═══ DATA PROVIDED ═══

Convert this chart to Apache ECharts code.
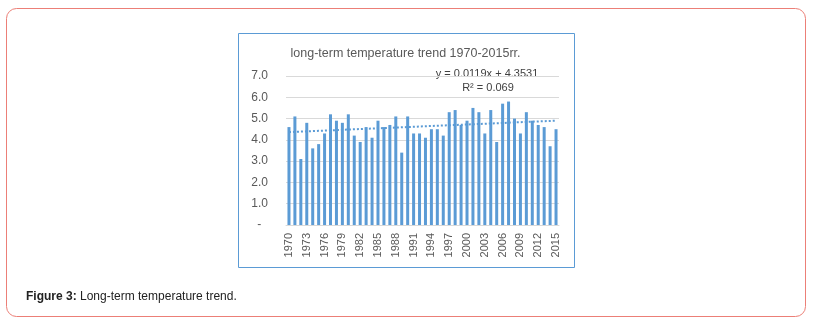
<!DOCTYPE html>
<html>
<head>
<meta charset="utf-8">
<script src="https://cdn.jsdelivr.net/npm/echarts@6/dist/echarts.min.js"></script>
<style>
  html, body { margin:0; padding:0; background:#fff; }
  #chart { width:816px; height:321px; }
</style>
</head>
<body>
<div id="chart"></div>
<script>
var years = ['1970','1971','1972','1973','1974','1975','1976','1977','1978','1979',
             '1980','1981','1982','1983','1984','1985','1986','1987','1988','1989',
             '1990','1991','1992','1993','1994','1995','1996','1997','1998','1999',
             '2000','2001','2002','2003','2004','2005','2006','2007','2008','2009',
             '2010','2011','2012','2013','2014','2015'];
var temps = [4.6,5.1,3.1,4.8,3.6,3.8,4.3,5.2,4.9,4.8,
             5.2,4.2,3.9,4.6,4.1,4.9,4.6,4.7,5.1,3.4,
             5.1,4.3,4.3,4.1,4.5,4.5,4.2,5.3,5.4,4.7,
             4.9,5.5,5.3,4.3,5.4,3.9,5.7,5.8,5.0,4.3,
             5.3,4.9,4.7,4.6,3.7,4.5];
var trendSlope = 0.0119;
var trendIntercept = 4.3531;
var rSquared = '0.069';
var yTicks = [0,1,2,3,4,5,6,7];

var trend = years.map(function(_, i){ return +(trendIntercept + trendSlope*(i+1)).toFixed(4); });

var chart = echarts.init(document.getElementById('chart'), null, {renderer:'canvas'});
chart.setOption({
  animation:false,
  backgroundColor:'#ffffff',
  graphic:[
    {type:'rect', z:0, shape:{x:6.5,y:8.5,width:799,height:308,r:10},
     style:{fill:'none', stroke:'#ec7f77', lineWidth:1}},
    {type:'rect', z:0, shape:{x:238.5,y:33.5,width:336,height:234},
     style:{fill:'none', stroke:'#5b9bd5', lineWidth:1}},
    {type:'text', x:405.5, y:53.5,
     style:{text:'long-term temperature trend 1970-2015rr.', fill:'#595959',
            font:'12.5px "Liberation Sans", Arial, sans-serif', textAlign:'center', textVerticalAlign:'middle'}},
    {type:'text', x:487, y:73.5,
     style:{text:'y = ' + trendSlope + 'x + ' + trendIntercept, fill:'#404040',
            font:'11px "Liberation Sans", Arial, sans-serif', textAlign:'center', textVerticalAlign:'middle'}},
    {type:'text', x:488, y:87.5,
     style:{text:'R² = ' + rSquared, fill:'#404040',
            font:'11px "Liberation Sans", Arial, sans-serif', textAlign:'center', textVerticalAlign:'middle'}},
    {type:'text', x:26, y:296.5,
     style:{text:'{b|Figure 3:} Long-term temperature trend.', textVerticalAlign:'middle',
            font:'12px "Liberation Sans", Arial, sans-serif', fill:'#222',
            rich:{b:{fontWeight:'bold', fontSize:12, fontFamily:'"Liberation Sans", Arial, sans-serif', fill:'#222'}}}}
  ],
  grid:{left:286, top:76, width:273, height:149, containLabel:false},
  xAxis:{
    type:'category', data:years, boundaryGap:true,
    axisLine:{show:true, lineStyle:{color:'#d9d9d9', width:1}},
    axisTick:{show:false},
    axisLabel:{rotate:90, interval:2, fontSize:11, color:'#595959', margin:8,
               fontFamily:'"Liberation Sans", Arial, sans-serif'},
    splitLine:{show:false}
  },
  yAxis:{
    type:'value', min:yTicks[0], max:yTicks[yTicks.length-1], interval:1,
    axisLine:{show:false}, axisTick:{show:false},
    axisLabel:{fontSize:12, color:'#595959', margin:18,
               fontFamily:'"Liberation Sans", Arial, sans-serif',
               formatter:function(v){ return v === 0 ? '-  ' : v.toFixed(1); }},
    splitLine:{show:true, lineStyle:{color:'#d9d9d9', width:1}}
  },
  series:[
    {type:'bar', data:temps, barWidth:3, itemStyle:{color:'#5b9bd5'}, z:2},
    {type:'line', data:trend, symbol:'none', silent:true, z:3,
     lineStyle:{color:'#5b9bd5', width:2, type:[2,2]}}
  ]
});
</script>
</body>
</html>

═══

Every line above should be repeated exactly; pictures stay out of the copy.

Convert this chart to Apache ECharts code.
<!DOCTYPE html>
<html>
<head>
<meta charset="utf-8">
<script src="https://cdn.jsdelivr.net/npm/echarts@6/dist/echarts.min.js"></script>
<style>
  html, body { margin:0; padding:0; background:#fff; }
  #chart { width:816px; height:321px; }
</style>
</head>
<body>
<div id="chart"></div>
<script>
var years = ['1970','1971','1972','1973','1974','1975','1976','1977','1978','1979',
             '1980','1981','1982','1983','1984','1985','1986','1987','1988','1989',
             '1990','1991','1992','1993','1994','1995','1996','1997','1998','1999',
             '2000','2001','2002','2003','2004','2005','2006','2007','2008','2009',
             '2010','2011','2012','2013','2014','2015'];
var temps = [4.6,5.1,3.1,4.8,3.6,3.8,4.3,5.2,4.9,4.8,
             5.2,4.2,3.9,4.6,4.1,4.9,4.6,4.7,5.1,3.4,
             5.1,4.3,4.3,4.1,4.5,4.5,4.2,5.3,5.4,4.7,
             4.9,5.5,5.3,4.3,5.4,3.9,5.7,5.8,5.0,4.3,
             5.3,4.9,4.7,4.6,3.7,4.5];
var trendSlope = 0.0119;
var trendIntercept = 4.3531;
var rSquared = '0.069';
var yTicks = [0,1,2,3,4,5,6,7];

var trend = years.map(function(_, i){ return +(trendIntercept + trendSlope*(i+1)).toFixed(4); });

var chart = echarts.init(document.getElementById('chart'), null, {renderer:'canvas'});
chart.setOption({
  animation:false,
  backgroundColor:'#ffffff',
  graphic:[
    {type:'rect', z:0, shape:{x:6.5,y:8.5,width:799,height:308,r:10},
     style:{fill:'none', stroke:'#ec7f77', lineWidth:1}},
    {type:'rect', z:0, shape:{x:238.5,y:33.5,width:336,height:234},
     style:{fill:'none', stroke:'#5b9bd5', lineWidth:1}},
    {type:'text', x:405.5, y:53.5,
     style:{text:'long-term temperature trend 1970-2015rr.', fill:'#595959',
            font:'12.5px "Liberation Sans", Arial, sans-serif', textAlign:'center', textVerticalAlign:'middle'}},
    {type:'text', x:487, y:73.5,
     style:{text:'y = ' + trendSlope + 'x + ' + trendIntercept, fill:'#404040',
            font:'11px "Liberation Sans", Arial, sans-serif', textAlign:'center', textVerticalAlign:'middle'}},
    {type:'text', x:488, y:87.5,
     style:{text:'R² = ' + rSquared, fill:'#404040',
            font:'11px "Liberation Sans", Arial, sans-serif', textAlign:'center', textVerticalAlign:'middle'}},
    {type:'text', x:26, y:296.5,
     style:{text:'{b|Figure 3:} Long-term temperature trend.', textVerticalAlign:'middle',
            font:'12px "Liberation Sans", Arial, sans-serif', fill:'#222',
            rich:{b:{fontWeight:'bold', fontSize:12, fontFamily:'"Liberation Sans", Arial, sans-serif', fill:'#222'}}}}
  ],
  grid:{left:286, top:76, width:273, height:149, containLabel:false},
  xAxis:{
    type:'category', data:years, boundaryGap:true,
    axisLine:{show:true, lineStyle:{color:'#d9d9d9', width:1}},
    axisTick:{show:false},
    axisLabel:{rotate:90, interval:2, fontSize:11, color:'#595959', margin:8,
               fontFamily:'"Liberation Sans", Arial, sans-serif'},
    splitLine:{show:false}
  },
  yAxis:{
    type:'value', min:yTicks[0], max:yTicks[yTicks.length-1], interval:1,
    axisLine:{show:false}, axisTick:{show:false},
    axisLabel:{fontSize:12, color:'#595959', margin:18,
               fontFamily:'"Liberation Sans", Arial, sans-serif',
               formatter:function(v){ return v === 0 ? '-  ' : v.toFixed(1); }},
    splitLine:{show:true, lineStyle:{color:'#d9d9d9', width:1}}
  },
  series:[
    {type:'bar', data:temps, barWidth:3, itemStyle:{color:'#5b9bd5'}, z:2},
    {type:'line', data:trend, symbol:'none', silent:true, z:3,
     lineStyle:{color:'#5b9bd5', width:2, type:[2,2]}}
  ]
});
</script>
</body>
</html>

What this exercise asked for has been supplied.